(Exercise objective): Copy out all lines with the word "script" in them.
--- Begin ---
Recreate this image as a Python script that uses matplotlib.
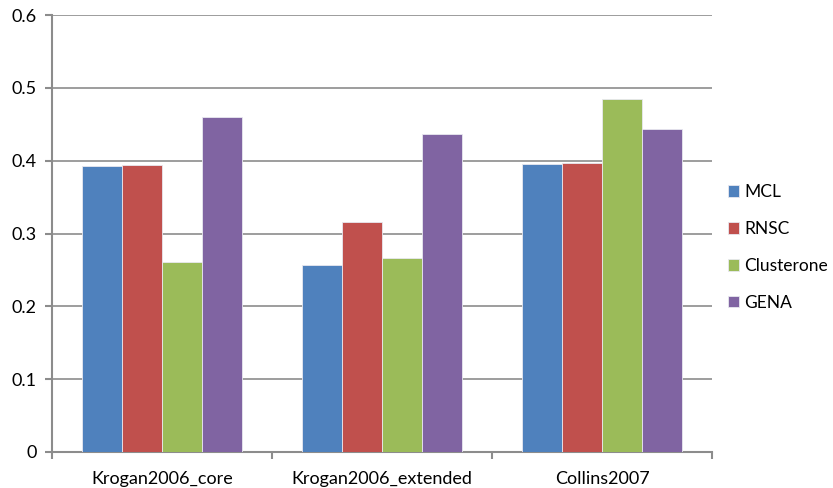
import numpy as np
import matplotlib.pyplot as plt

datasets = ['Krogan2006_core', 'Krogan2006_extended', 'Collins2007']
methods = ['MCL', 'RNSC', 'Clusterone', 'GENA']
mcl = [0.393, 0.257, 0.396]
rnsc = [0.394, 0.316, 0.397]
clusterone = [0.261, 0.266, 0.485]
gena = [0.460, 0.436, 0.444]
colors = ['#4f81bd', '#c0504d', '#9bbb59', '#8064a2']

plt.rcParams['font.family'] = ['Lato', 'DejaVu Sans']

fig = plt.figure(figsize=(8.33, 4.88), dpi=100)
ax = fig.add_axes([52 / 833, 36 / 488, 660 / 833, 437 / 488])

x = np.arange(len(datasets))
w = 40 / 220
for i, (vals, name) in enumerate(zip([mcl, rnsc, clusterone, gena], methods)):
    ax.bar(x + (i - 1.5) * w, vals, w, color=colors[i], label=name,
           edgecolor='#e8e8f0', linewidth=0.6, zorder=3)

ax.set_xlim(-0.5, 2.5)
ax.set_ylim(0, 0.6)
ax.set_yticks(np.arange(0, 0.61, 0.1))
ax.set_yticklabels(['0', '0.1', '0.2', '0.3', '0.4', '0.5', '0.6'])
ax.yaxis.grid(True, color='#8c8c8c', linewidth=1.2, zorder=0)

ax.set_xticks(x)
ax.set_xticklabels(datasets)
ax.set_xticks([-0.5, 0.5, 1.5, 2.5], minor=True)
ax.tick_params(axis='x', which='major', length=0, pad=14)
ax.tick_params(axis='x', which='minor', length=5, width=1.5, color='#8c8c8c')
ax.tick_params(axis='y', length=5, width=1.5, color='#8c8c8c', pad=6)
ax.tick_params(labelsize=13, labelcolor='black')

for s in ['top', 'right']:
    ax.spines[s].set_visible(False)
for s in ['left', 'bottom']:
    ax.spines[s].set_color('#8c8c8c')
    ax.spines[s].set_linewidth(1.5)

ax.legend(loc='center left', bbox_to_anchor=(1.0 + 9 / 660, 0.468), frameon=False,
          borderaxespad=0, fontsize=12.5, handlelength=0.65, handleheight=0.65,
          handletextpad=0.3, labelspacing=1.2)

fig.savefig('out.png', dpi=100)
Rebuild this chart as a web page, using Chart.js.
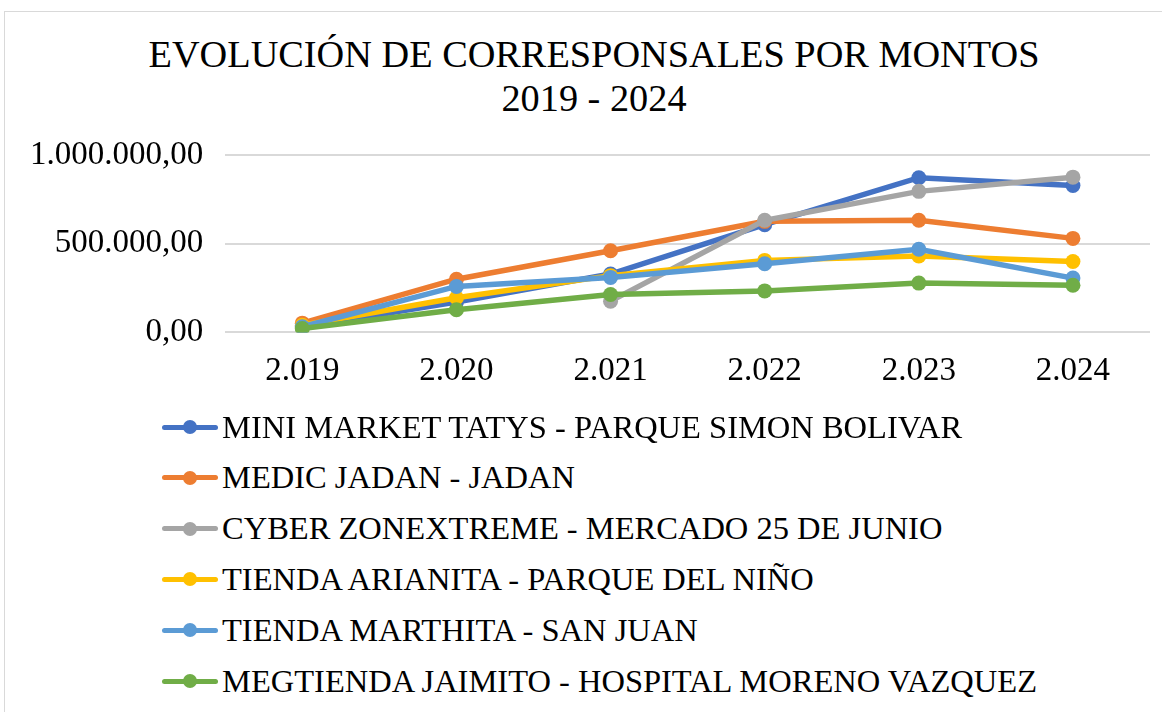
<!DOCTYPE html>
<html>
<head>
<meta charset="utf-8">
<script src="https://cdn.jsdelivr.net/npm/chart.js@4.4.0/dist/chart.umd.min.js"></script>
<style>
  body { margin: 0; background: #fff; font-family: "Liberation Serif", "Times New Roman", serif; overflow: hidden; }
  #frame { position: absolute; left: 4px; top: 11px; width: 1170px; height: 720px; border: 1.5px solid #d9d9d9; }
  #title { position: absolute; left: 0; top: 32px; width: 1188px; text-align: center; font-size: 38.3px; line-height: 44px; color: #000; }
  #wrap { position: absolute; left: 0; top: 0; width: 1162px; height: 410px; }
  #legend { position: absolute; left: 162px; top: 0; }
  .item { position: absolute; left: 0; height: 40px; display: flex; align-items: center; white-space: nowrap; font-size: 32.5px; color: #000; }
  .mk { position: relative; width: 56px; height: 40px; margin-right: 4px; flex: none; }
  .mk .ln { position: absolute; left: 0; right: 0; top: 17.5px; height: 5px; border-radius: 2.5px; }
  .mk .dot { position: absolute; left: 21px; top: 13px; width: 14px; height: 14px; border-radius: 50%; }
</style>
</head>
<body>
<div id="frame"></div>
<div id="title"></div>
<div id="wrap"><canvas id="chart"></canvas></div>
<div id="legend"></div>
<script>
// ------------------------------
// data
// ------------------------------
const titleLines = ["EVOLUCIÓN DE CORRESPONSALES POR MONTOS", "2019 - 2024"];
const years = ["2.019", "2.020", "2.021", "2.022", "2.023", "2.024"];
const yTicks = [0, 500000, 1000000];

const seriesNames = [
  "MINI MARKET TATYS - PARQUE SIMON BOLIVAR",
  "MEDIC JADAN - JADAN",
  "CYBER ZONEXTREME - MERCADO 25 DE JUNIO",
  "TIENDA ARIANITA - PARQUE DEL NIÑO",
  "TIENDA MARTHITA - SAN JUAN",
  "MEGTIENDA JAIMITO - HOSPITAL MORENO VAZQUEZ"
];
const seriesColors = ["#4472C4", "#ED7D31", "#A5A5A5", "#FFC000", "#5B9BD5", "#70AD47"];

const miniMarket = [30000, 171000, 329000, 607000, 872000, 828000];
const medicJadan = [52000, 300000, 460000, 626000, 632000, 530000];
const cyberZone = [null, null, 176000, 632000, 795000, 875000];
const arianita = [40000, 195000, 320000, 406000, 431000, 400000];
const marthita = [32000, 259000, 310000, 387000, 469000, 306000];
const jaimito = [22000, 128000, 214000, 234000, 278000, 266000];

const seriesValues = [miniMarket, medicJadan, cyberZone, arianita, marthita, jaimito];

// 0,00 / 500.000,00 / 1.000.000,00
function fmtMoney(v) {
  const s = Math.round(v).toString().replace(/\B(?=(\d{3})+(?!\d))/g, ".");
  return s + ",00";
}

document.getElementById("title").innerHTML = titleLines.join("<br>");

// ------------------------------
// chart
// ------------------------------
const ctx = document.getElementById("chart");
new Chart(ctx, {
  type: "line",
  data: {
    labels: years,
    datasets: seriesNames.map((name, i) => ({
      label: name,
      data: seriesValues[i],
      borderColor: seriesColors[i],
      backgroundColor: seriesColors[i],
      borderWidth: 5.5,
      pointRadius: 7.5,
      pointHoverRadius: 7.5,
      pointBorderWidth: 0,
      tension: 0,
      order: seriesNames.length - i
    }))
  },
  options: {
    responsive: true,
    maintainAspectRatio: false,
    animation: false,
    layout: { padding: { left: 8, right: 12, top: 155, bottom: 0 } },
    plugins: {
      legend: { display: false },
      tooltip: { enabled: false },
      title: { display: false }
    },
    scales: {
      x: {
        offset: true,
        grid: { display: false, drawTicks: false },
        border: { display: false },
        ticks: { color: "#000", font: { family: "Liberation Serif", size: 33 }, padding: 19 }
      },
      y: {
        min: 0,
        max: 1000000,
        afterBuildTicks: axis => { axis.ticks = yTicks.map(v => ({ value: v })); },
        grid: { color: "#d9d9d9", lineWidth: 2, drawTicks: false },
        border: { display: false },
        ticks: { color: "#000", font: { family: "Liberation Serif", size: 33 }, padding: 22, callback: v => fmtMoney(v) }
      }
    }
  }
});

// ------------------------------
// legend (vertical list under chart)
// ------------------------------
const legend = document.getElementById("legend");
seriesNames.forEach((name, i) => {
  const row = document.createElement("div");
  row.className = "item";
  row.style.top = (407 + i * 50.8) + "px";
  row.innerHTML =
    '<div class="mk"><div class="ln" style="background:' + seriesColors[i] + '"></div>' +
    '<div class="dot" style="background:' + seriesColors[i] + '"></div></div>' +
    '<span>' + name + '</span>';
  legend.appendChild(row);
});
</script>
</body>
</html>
--- End ---
(Solution):
Recreate this image as a Python script that uses matplotlib.
<script src="https://cdn.jsdelivr.net/npm/chart.js@4.4.0/dist/chart.umd.min.js"></script>
<script>
</script>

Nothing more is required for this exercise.